The message is clear that publishers of books, magazines and newspapers are looking to expand their direct marketing to consumers via e-commerce models. This model does not rely on an intermediary such as a library. Our own conversations and dealings with publishers of educational texts indicate that the traditional educational publishing industry is not fully poised to participate in the etext provision, although new organisations such as EBL understand the market for libraries better, and offer flexible models and DRM managed systems to ‘couple’ on to existing library delivery systems.
If publishers are not yet agreed on standardising formats, delivery models, acquisition models for the library sector, there is room for librarians themselves to begin to formulate what formats they require, the desired content, the frequency of use the content may have and the additional modalities that can enhance the experience of etexts.
This requires librarians to work across sectors – schools, academic and public. While the user base may differ, and the products required may be different, all require solutions to fair use of etext, and agreement on formats, standards, and models that improve the provision of quality information to our library users, be they in our library spaces or online. 

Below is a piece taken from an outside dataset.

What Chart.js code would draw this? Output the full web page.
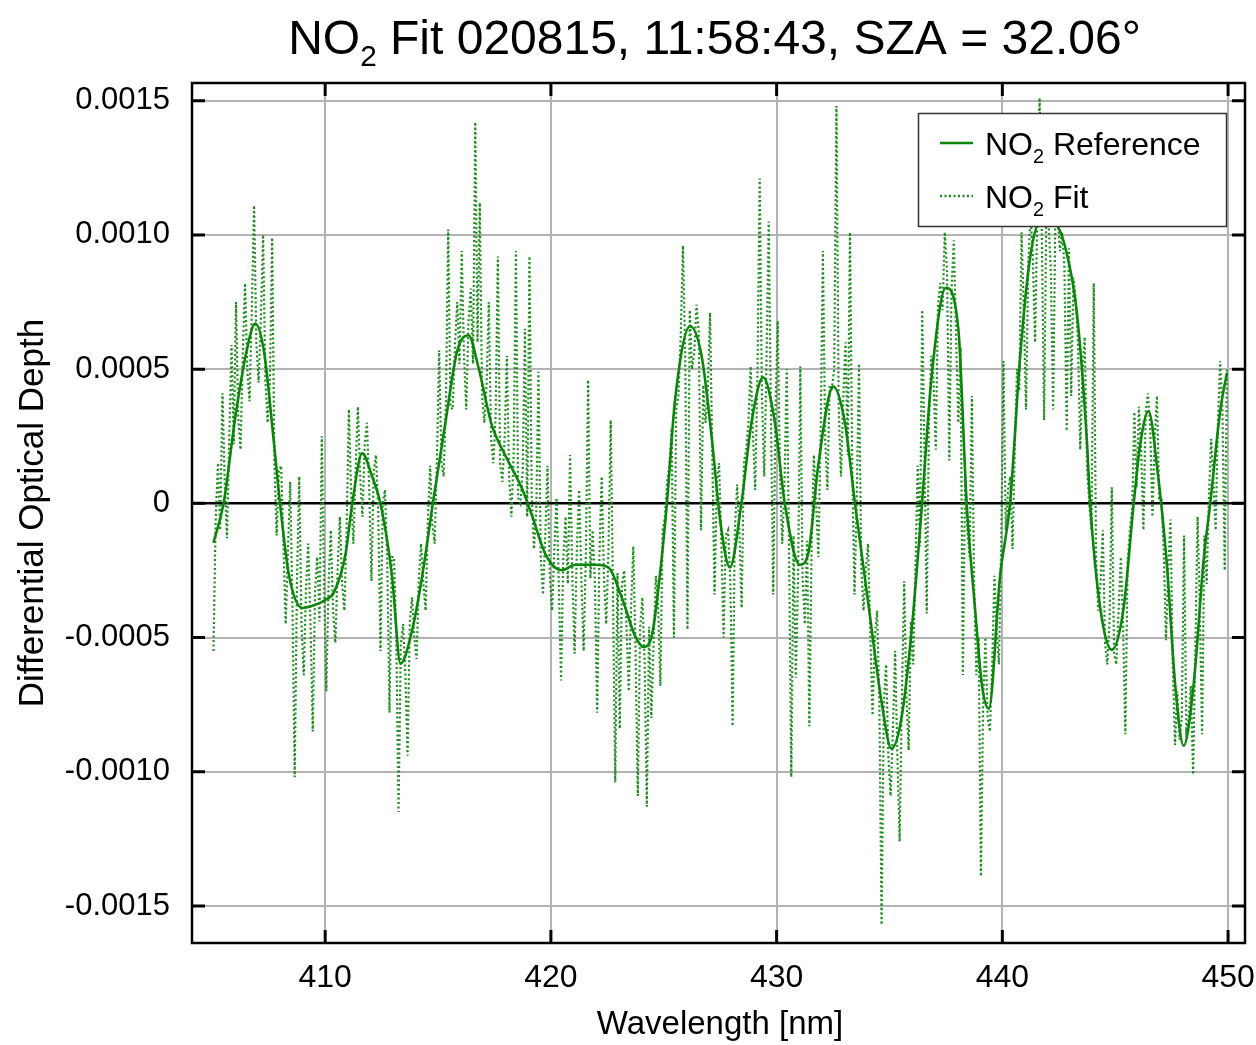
<!DOCTYPE html>
<html>
<head>
<meta charset="utf-8">
<script src="https://cdn.jsdelivr.net/npm/chart.js@4.4.1/dist/chart.umd.min.js"></script>
<style>
  html, body { margin: 0; padding: 0; background: #ffffff; }
  #wrap { width: 1256px; height: 1045px; position: relative; }
</style>
</head>
<body>
<div id="wrap"><canvas id="c" width="1256" height="1045"></canvas></div>
<script>
// ---------------- DATA ----------------
const titleParts = [{t: 'NO'}, {t: '2', sub: true}, {t: ' Fit 020815, 11:58:43, SZA = 32.06\u00B0'}];
const xAxisTitle = 'Wavelength [nm]';
const yAxisTitle = 'Differential Optical Depth';
const refLabel = [{t: 'NO'}, {t: '2', sub: true}, {t: ' Reference'}];
const fitLabel = [{t: 'NO'}, {t: '2', sub: true}, {t: ' Fit'}];

const xTicks = [410, 420, 430, 440, 450];
const xTickLabels = ['410', '420', '430', '440', '450'];
const yTicks = [0.0015, 0.0010, 0.0005, 0, -0.0005, -0.0010, -0.0015];
const yTickLabels = ['0.0015', '0.0010', '0.0005', '0', '-0.0005', '-0.0010', '-0.0015'];
const xRange = [404.1, 450.75];
const yRange = [-0.001638, 0.001566];

// NO2 reference (solid), wavelength [nm] and value in units of 1e-4
const refX = [405.05, 405.5, 406.0, 406.5, 406.9, 407.3, 407.7, 408.0, 408.4, 409.0, 409.5, 410.0, 410.4, 410.9,
  411.2, 411.64, 412.08, 412.45, 412.96, 413.34, 413.85, 414.3, 414.77, 415.33, 415.85, 416.35, 416.79,
  417.38, 417.97, 418.71, 419.16, 419.75, 420.49, 421.08, 421.96, 422.55, 423.14, 423.73, 424.1, 424.47,
  424.77, 425.14, 425.5, 426.17, 426.68, 427.13, 427.5, 427.93, 428.44, 428.89, 429.4, 429.92, 430.36,
  431.03, 431.4, 431.84, 432.51, 433.02, 433.47, 434.06, 434.65, 435.09, 435.53, 435.98, 436.42, 436.86,
  437.5, 438.05, 438.42, 438.79, 439.1, 439.4, 439.9, 440.34, 440.79, 441.23, 441.75, 442.27, 442.78,
  443.3, 443.74, 443.89, 444.34, 444.85, 445.37, 445.82, 446.11, 446.48, 446.85, 447.29, 447.66, 448.03,
  448.47, 448.92, 449.21, 449.65, 449.95];
const refE4 = [-1.47, 0.0, 3.1, 5.6, 6.7, 5.6, 2.5, 0.0, -2.7, -3.9, -3.8, -3.6, -3.3, -1.9,
  0.0, 1.86, 1.0, 0.0, -2.7, -5.97, -4.74, -2.7, 0.0, 3.03, 5.68, 6.26, 5.07,
  2.92, 1.8, 0.57, -0.45, -1.88, -2.49, -2.29, -2.29, -2.39, -3.51, -4.94, -5.35, -4.94,
  -3.11, 0.0, 3.84, 6.6, 5.48, 2.41, -0.65, -2.39, 0.0, 3.03, 4.7, 3.03, 0.0,
  -2.29, -1.88, 1.39, 4.35, 3.03, 0.0, -3.72, -7.4, -9.14, -8.01, -4.74, -0.25, 4.66,
  8.03, 6.5, 0.0, -3.92, -6.79, -7.65, -2.7, 0.0, 5.48, 9.16, 10.6, 10.5, 9.56,
  7.11, 2.41, 0.0, -3.92, -5.46, -3.92, 0.0, 2.21, 3.43, 1.39, -2.29, -6.79, -9.03,
  -6.79, -2.08, 0.0, 3.43, 4.87];

// NO2 fit (dotted): sampled every 0.1 nm from 405.05 nm, value in units of 1e-4 (one row per nm)
const fitStart = 405.05;
const fitStep = 0.1;
const fitE4 = [
  -5.5, -0.6, 1.5, -1.0, 4.1, 0.8, -1.3, 2.4, 5.9, 2.2,
  7.5, 3.2, 2.0, 5.6, 8.2, 5.0, 3.8, 7.2, 11.1, 6.0,
  4.5, 6.8, 10.0, 4.6, 3.0, 4.5, 9.9, 1.5, -1.2, 1.2,
  1.4, -1.5, -4.5, -1.8, 0.8, -3.8, -10.2, -3.0, 1.0, -4.5,
  -6.4, -3.2, -1.5, -4.5, -8.5, -3.3, -2.0, -4.4, 2.5, -3.0,
  -7.0, -3.0, -1.0, -4.0, -5.2, -2.5, -0.5, -3.0, -4.0, -1.0,
  3.5, 0.3, -1.5, 1.3, 3.6, 1.0, -0.5, 2.2, 3.0, 0.6,
  -2.9, 1.2, 1.8, -0.3, -5.5, 0.0, 0.5, -2.2, -7.8, -2.0,
  -2.0, -5.0, -11.5, -5.3, -4.5, -6.3, -9.4, -4.4, -3.5, -5.0,
  -5.8, -2.8, -1.5, -3.0, -4.0, -0.6, 1.4, -0.8, -1.5, 1.6,
  5.7, 1.5, 1.0, 3.8, 10.2, 3.6, 3.5, 5.9, 7.5, 5.2,
  9.4, 5.5, 3.5, 6.8, 8.0, 5.2, 14.2, 6.0, 11.2, 4.0,
  3.0, 4.4, 7.5, 2.4, 1.5, 3.2, 9.2, 1.5, 0.8, 2.4,
  5.5, 1.0, -0.5, 1.8, 9.4, 0.2, 0.0, 1.2, 6.5, -0.5,
  9.2, 0.3, -1.7, -0.3, 4.9, -2.0, -3.4, -1.2, 1.4, -2.7,
  -4.0, -1.8, 0.2, -3.0, -6.6, -2.0, -0.5, -3.0, 1.8, -2.8,
  -5.6, -1.7, 0.5, -2.8, -5.5, -1.9, 4.6, -2.8, -1.0, -3.0,
  -7.8, -1.9, 1.0, -2.7, -4.5, -1.8, 3.1, -3.2, -10.4, -2.6,
  -8.4, -3.0, -2.5, -4.6, -7.0, -3.9, -1.6, -5.5, -10.9, -4.7,
  -3.5, -5.8, -11.3, -4.6, -8.0, -5.2, -2.7, -3.8, -6.8, -1.0,
  -0.5, 0.8, 1.4, 2.8, -5.0, 3.5, 4.0, 6.2, 9.6, 5.6,
  -4.7, 7.2, 5.0, 5.6, 7.4, 6.4, -1.0, 4.4, 3.0, 4.2,
  7.1, 1.8, -3.4, 0.8, 1.5, -1.4, -5.0, -1.2, -1.0, -2.9,
  -8.3, -1.0, 0.7, -1.0, -3.9, 1.5, 2.0, 3.0, 5.1, 2.6,
  0.5, 4.8, 12.1, 4.0, 1.0, 5.2, 10.5, 3.2, -3.4, 3.5,
  6.8, 1.0, -1.5, 0.8, 5.0, -1.6, -10.2, -1.2, -6.5, -2.8,
  5.1, -2.8, -4.5, -1.4, -8.3, -1.6, 1.8, 0.0, -2.0, 2.6,
  9.4, 2.4, 0.5, 4.4, 4.3, 5.0, 14.8, 3.6, 1.0, 3.9,
  6.0, 1.8, 10.1, 1.4, -3.4, 0.2, 5.2, -2.4, -4.0, -2.5,
  -1.5, -4.9, -7.9, -5.0, -4.0, -7.4, -15.7, -7.4, -6.0, -9.4,
  -10.9, -8.5, -5.5, -9.4, -12.6, -7.2, -2.9, -7.2, -9.2, -4.4,
  -6.0, -2.4, 1.4, -1.6, 7.2, 1.9, -4.1, 3.0, 5.5, 4.6,
  2.0, 7.4, 8.2, 7.2, 10.1, 8.6, 1.6, 8.0, 9.8, 6.2,
  3.0, 5.8, -6.4, 1.0, -1.0, -2.0, 4.0, -3.0, -6.4, -5.0,
  -13.9, -7.4, -5.0, -8.0, -8.5, -6.0, -2.7, -4.8, -6.0, -1.5,
  5.3, -1.0, 0.5, 1.0, -1.7, 2.0, 5.0, 4.2, 10.1, 7.2,
  3.5, 9.0, 10.8, 9.2, 6.0, 10.8, 15.1, 10.0, 3.1, 10.9,
  10.5, 8.6, 3.5, 10.8, 10.7, 9.4, 10.1, 8.8, 2.7, 9.5,
  4.0, 8.4, 7.6, 6.0, 2.0, 4.9, 6.2, 1.4, 0.0, -1.0,
  8.2, -2.0, -4.0, -3.0, -1.0, -5.2, -6.0, -4.4, 0.6, -5.6,
  -6.0, -4.0, -2.0, -4.6, -8.6, -2.2, -1.0, -0.2, 3.4, 0.6,
  3.6, 2.0, -1.0, 3.4, 4.1, 2.8, -0.5, 2.4, 4.0, 0.2,
  0.2, -1.8, -5.1, -2.4, -0.6, -6.0, -9.0, -7.0, -8.8, -8.0,
  -1.2, -8.4, -8.0, -6.8, -10.1, -5.4, -0.5, -4.0, -8.6, -1.2,
  -3.0, 0.2, 2.4, 0.8, -1.0, 3.0, 5.3, 3.5, -2.5, 5.0
];

// ---------------- BUILD ----------------
const E4 = 1e-4;
const refPoints = refX.map((x, i) => ({x: x, y: refE4[i] * E4}));
const fitPoints = fitE4.map((v, i) => ({x: +(fitStart + fitStep * i).toFixed(2), y: v * E4}));

const FONT = "'Liberation Sans', Arial, Helvetica, sans-serif";
const REF_COLOR = '#0b850b';
const FIT_COLOR = '#1f8c1f';

function drawRich(ctx, parts, x, y, size, align) {
  let w = 0;
  parts.forEach(p => {
    ctx.font = (p.sub ? size * 0.62 : size) + 'px ' + FONT;
    w += ctx.measureText(p.t).width;
  });
  let cx = align === 'center' ? x - w / 2 : x;
  ctx.textAlign = 'left';
  ctx.textBaseline = 'alphabetic';
  parts.forEach(p => {
    const s = p.sub ? size * 0.62 : size;
    ctx.font = s + 'px ' + FONT;
    ctx.fillText(p.t, cx, y + (p.sub ? size * 0.26 : 0));
    cx += ctx.measureText(p.t).width;
  });
}

const decor = {
  id: 'decor',
  afterDatasetsDraw(chart) {
    const ctx = chart.ctx;
    const a = chart.chartArea;
    const xs = chart.scales.x, ys = chart.scales.y;
    ctx.save();
    // frame
    ctx.strokeStyle = '#000';
    ctx.lineWidth = 2.5;
    ctx.strokeRect(a.left, a.top, a.right - a.left, a.bottom - a.top);
    // inward ticks
    ctx.lineWidth = 3;
    ctx.beginPath();
    xTicks.forEach(v => {
      const p = xs.getPixelForValue(v);
      ctx.moveTo(p, a.bottom); ctx.lineTo(p, a.bottom - 13);
      ctx.moveTo(p, a.top); ctx.lineTo(p, a.top + 13);
    });
    yTicks.forEach(v => {
      const p = ys.getPixelForValue(v);
      ctx.moveTo(a.left, p); ctx.lineTo(a.left + 13, p);
      ctx.moveTo(a.right, p); ctx.lineTo(a.right - 13, p);
    });
    ctx.stroke();

    // legend
    const lx = 918, ly = 113, lw = 308, lh = 113;
    ctx.fillStyle = '#fff';
    ctx.fillRect(lx, ly, lw, lh);
    ctx.strokeStyle = '#333';
    ctx.lineWidth = 1.5;
    ctx.strokeRect(lx + 0.5, ly + 0.5, lw, lh);
    ctx.lineWidth = 2.4;
    ctx.strokeStyle = REF_COLOR;
    ctx.setLineDash([]);
    ctx.beginPath(); ctx.moveTo(940, 143); ctx.lineTo(973, 143); ctx.stroke();
    ctx.strokeStyle = FIT_COLOR;
    ctx.lineWidth = 2.4;
    ctx.setLineDash([2, 2.5]);
    ctx.beginPath(); ctx.moveTo(940, 196); ctx.lineTo(973, 196); ctx.stroke();
    ctx.setLineDash([]);
    ctx.fillStyle = '#000';
    drawRich(ctx, refLabel, 985, 155, 32, 'left');
    drawRich(ctx, fitLabel, 985, 208, 32, 'left');

    // title
    drawRich(ctx, titleParts, (a.left + a.right) / 2 - 4, 54, 48, 'center');
    // x axis title
    ctx.font = '33px ' + FONT;
    ctx.textAlign = 'center';
    ctx.textBaseline = 'alphabetic';
    ctx.fillText(xAxisTitle, 720, 1034);
    // y axis title
    ctx.translate(33, (a.top + a.bottom) / 2);
    ctx.rotate(-Math.PI / 2);
    ctx.textBaseline = 'middle';
    ctx.font = '35px ' + FONT;
    ctx.fillText(yAxisTitle, 0, 0);
    ctx.restore();
  }
};

new Chart(document.getElementById('c'), {
  type: 'line',
  data: {
    datasets: [
      {
        label: 'NO2 Reference',
        data: refPoints,
        borderColor: REF_COLOR,
        borderWidth: 2.6,
        pointRadius: 0,
        fill: false,
        cubicInterpolationMode: 'monotone'
      },
      {
        label: 'NO2 Fit',
        data: fitPoints,
        borderColor: FIT_COLOR,
        borderWidth: 2.2,
        borderDash: [2, 2.5],
        pointRadius: 0,
        fill: false,
        tension: 0
      }
    ]
  },
  options: {
    responsive: false,
    animation: false,
    devicePixelRatio: 1,
    layout: { padding: { top: 83, right: 11, left: 0, bottom: 0 } },
    plugins: { legend: { display: false }, title: { display: false }, tooltip: { enabled: false } },
    scales: {
      x: {
        type: 'linear',
        min: xRange[0], max: xRange[1],
        afterBuildTicks: s => { s.ticks = xTicks.map(v => ({value: v})); },
        afterFit: s => { s.height = 102; s.paddingLeft = 0; s.paddingRight = 0; },
        border: { display: false },
        grid: { color: '#b3b3b3', lineWidth: 2, drawTicks: false },
        ticks: {
          padding: 16,
          color: '#000',
          font: { family: FONT, size: 32 },
          maxRotation: 0,
          callback: (v, i) => xTickLabels[i]
        }
      },
      y: {
        type: 'linear',
        min: yRange[0], max: yRange[1],
        afterBuildTicks: s => { s.ticks = yTicks.map(v => ({value: v})); },
        afterFit: s => { s.width = 192; s.paddingTop = 0; s.paddingBottom = 0; },
        border: { display: false },
        grid: {
          color: c => (c.tick && c.tick.value === 0) ? '#000' : '#b3b3b3',
          lineWidth: c => (c.tick && c.tick.value === 0) ? 2.5 : 2,
          drawTicks: false
        },
        ticks: {
          padding: 22,
          color: '#000',
          font: { family: FONT, size: 31 },
          callback: (v, i) => yTickLabels[i]
        }
      }
    }
  },
  plugins: [decor]
});
</script>
</body>
</html>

New partners for new paradigms

Librarians may also consider that there is an imperative to change the traditional client/provider relationship with publishers and book vendors. As book reading is reported to be on the decline globally (National Endowment for the Arts, 2007), there is a shared goal for both publishers and libraries to sustain and support reading of texts. In addition, while globalisation held out the promise of greater diversity, cost pressures in the publishing industry in the English-speaking world see publishers relying on the marketing of the best seller, where volume generates profits, and title diversity is on the decline. In addition, the Global Financial Crisis generated a downturn in sales, and reported consequences of this in trade journals (Flamm, 2009).
Libraries could partner with publishers, as is currently happening with the Wheeler Centre, to directly market new works, and promote them. This partnership could lead to a revival of the library as a hub, and bring publishers closer to communities.
If libraries and publishers began to serve the readers together, any number of things could be possible. For one, we might begin to address the reasons people read, and the reasons some gifted folk write, and make it possible to connect these people in more diverse ways.